A division bench of Gujarat High Court held as follows regarding the language of a High Court.
From Paras 13, 14 and 15,
13. Before we further proceed to examine the aspects of competency to assist the Court, we need to first consider on the aspect of language of the High Court. Article 343 of the Constitution of India provides for official language of the Union. Whereas, Article 348 of the Constitution of India provides for languages of Supreme Court and High Court, etc. It is hardly required to be stated that before the constitution was framed, there were constitutional debates and deliberation on various points including about language to be used in Supreme Court and High Courts. After deliberations constitutional framers have finalised Article 348 of the Constitution. The aforesaid shows that until the Parliament by law otherwise provides, all proceedings in the Supreme Court and every High Court shall be in English. Sub-Article (2) provides that the Governor of the State may with the previous consent of the President Authorise the use of Hindi language or any other language in the proceedings of the High Court having its principal seat in that State. But such would not be applicable to any judgment decree or order passed or made by such High Court.

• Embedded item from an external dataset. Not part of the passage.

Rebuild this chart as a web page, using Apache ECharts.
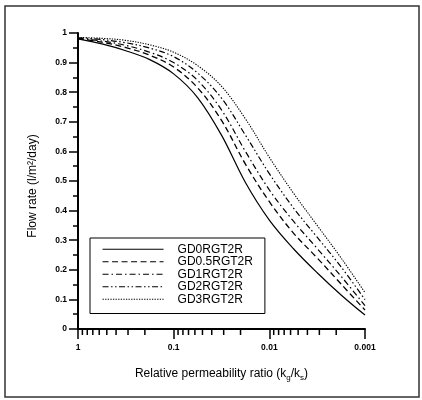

14. The Parliament has enacted the Official Language Act, 1963 for providing languages to be used for official purpose of Union for transaction of business in Parliament under Central and State Act and also for certain purposes in the High Courts. The aforesaid shows that the President may authorise the use of Hindi or official language of the State in addition to English language for the purpose of any judgement decree or order passed or made by the High Court, but such shall be accompanied by a translation of the same in English language.
15. The aforesaid are the enabling powers, but so far as High Court of Gujarat is concerned, the learned Advocate General after verification, made a clear statement that no such order has been passed by the Governor under Article 348 (2) of the Constitution nor any order for authorisation has been passed by the President for use of Gujarati language or any other language and he further submitted that English language is already prescribed in the proceedings of the High Court and Supreme Court by Article 348 (1) of the Constitution. To say in other words, in absence of any order of the Governor under Article 348(2) of the Constitution or in absence of any authorisation under Section 7 of the Official Language Act, the language of the High Court of Gujarat as per the Constitution of India has to be English since the word used by the Constitution is “Shall be in English language”. Hence, it can be said that the language of the High Court of Gujarat shall be English unless any authorisation has been issued under Article 348(2) of the Constitution of India or under section 7 of the Official Language Act by the Governor or the President, as the case may be.
From Para 18,
Manish Kanaiyalal Gupta Vs State of Gujarat on 08 Jul 2015
18. It is hardly required to be stated that the Constitution or any provision of the Constitution will prevail over any Act or the law made by the Parliament or the Rules made by any Rule making authority. If Rule 37 is to be given effect read with the above referred constitutional provision, it would mean the memorandum of proceedings by a party may be submitted in Gujarati or in English, but if it is in Gujarati, the party may be asked to supply English translation also and if there has no financial capacity to provide English translation, Court may direct the English translation to be made by the High Court and thereafter, the matter may be considered further. If Rule 37 of the Rules is not interpreted in that manner, it would run counter to Article 348 of the Constitution.